Besonders besorgniserregend ist laut Bericht die Lage bei willkürlichen Inhaftierungen, Folter und dem Verschwindenlassen von Personen. Von zehn entsprechenden Empfehlungen wurde lediglich eine teilweise umgesetzt, neun vollständig ignoriert. Die Organisationen äußern erhebliche Zweifel an der Umsetzung des Folterverbots in der Praxis.

Reformpläne ohne Substanz

Zwar verweist die türkische Regierung regelmäßig auf Strategiepapiere wie die „Justizreformstrategie 2019“ oder den „Menschenrechtsaktionsplan 2021“. Doch diese seien laut Bericht nicht geeignet, die strukturellen Probleme im Rechtssystem zu lösen. Die geforderte Reform des Hohen Rates der Richter und Staatsanwälte (HSK) blieb bisher aus.

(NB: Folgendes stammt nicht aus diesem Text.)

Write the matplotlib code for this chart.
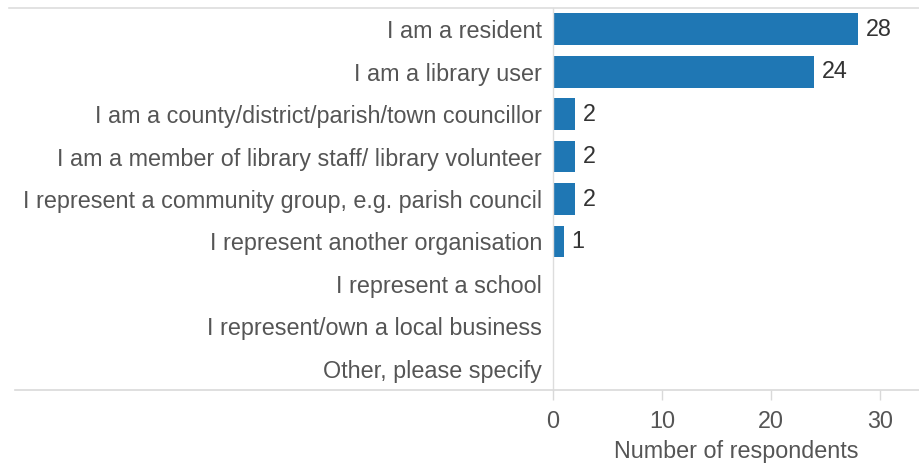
import matplotlib.pyplot as plt
from matplotlib.lines import Line2D

plt.rcParams['font.family'] = ['Liberation Sans', 'DejaVu Sans']

categories = [
    "I am a resident",
    "I am a library user",
    "I am a county/district/parish/town councillor",
    "I am a member of library staff/ library volunteer",
    "I represent a community group, e.g. parish council",
    "I represent another organisation",
    "I represent a school",
    "I represent/own a local business",
    "Other, please specify",
]
counts = [28, 24, 2, 2, 2, 1, 0, 0, 0]
xticks = [0, 10, 20, 30]

FS = 16.8
W, H = 919, 465
fig = plt.figure(figsize=(W / 100, H / 100), dpi=100)
ax = fig.add_axes([553 / W, 1 - 390 / H, (919 - 553) / W, (390 - 8) / H])

ypos = list(range(len(categories)))
ax.barh(ypos, counts, height=0.75, color='#1f77b4')
for y, v in zip(ypos, counts):
    if v > 0:
        ax.text(v + 0.7, y, str(v), va='center', ha='left', fontsize=FS, color='#333333')

ax.set_ylim(len(categories) - 0.5, -0.5)
ax.set_xlim(0, 33.6)
ax.set_yticks(ypos)
ax.set_yticklabels(categories, fontsize=FS, color='#555555')
ax.set_xticks(xticks)
ax.set_xticklabels([str(t) for t in xticks], fontsize=FS, color='#555555')
ax.tick_params(axis='y', length=0, pad=8)
ax.tick_params(axis='x', length=7.5, width=1, color='#d9d9d9', pad=7, direction='out')
ax.set_xlabel("Number of respondents", fontsize=FS, color='#555555', labelpad=5)

for s in ['top', 'right', 'bottom']:
    ax.spines[s].set_visible(False)
ax.spines['left'].set_color('#dddddd')
ax.spines['left'].set_linewidth(1)

# full-width rules above and below the plot
fig.add_artist(Line2D([9 / W, 1], [1 - 8 / H, 1 - 8 / H], color='#dddddd', lw=1.2))
fig.add_artist(Line2D([15 / W, 1], [1 - 390 / H, 1 - 390 / H], color='#d9d9d9', lw=1.2))

fig.savefig('out.png', dpi=100)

Internationale Gemeinschaft in der Verantwortung

Die Autoren des Berichts fordern nun ein entschiedenes Umdenken in der internationalen Politik gegenüber der Türkei. Es sei nicht mehr hinnehmbar, dass menschenrechtliche Versprechen ohne Konsequenzen gebrochen werden. „Die UPR ist nicht nur eine Prüfung, sondern ein Spiegel – und dieser Spiegel zeigt eine Realität, die nicht länger geleugnet werden kann“, heißt es im Fazit.

Politische Reaktionen: Gergerlioğlu kritisiert Regierung scharf

Auch der türkische Oppositionspolitiker Ömer Faruk Gergerlioğlu (DEM-Partei) meldete sich zu Wort. Auf der Plattform X schrieb er: „Heute wird bei den UN die Maske der AKP fallen! Türkei hat von 216 Versprechen nur 6 erfüllt! Strategiepapiere wie die Justizreform 2019 und der Menschenrechtsaktionsplan 2021 – alles nur Makulatur!“

Die UPR-Sitzung in Genf wird mit Spannung erwartet. Menschenrechtsorganisationen hoffen auf klarere Signale und stärkeren Druck seitens der internationalen Gemeinschaft.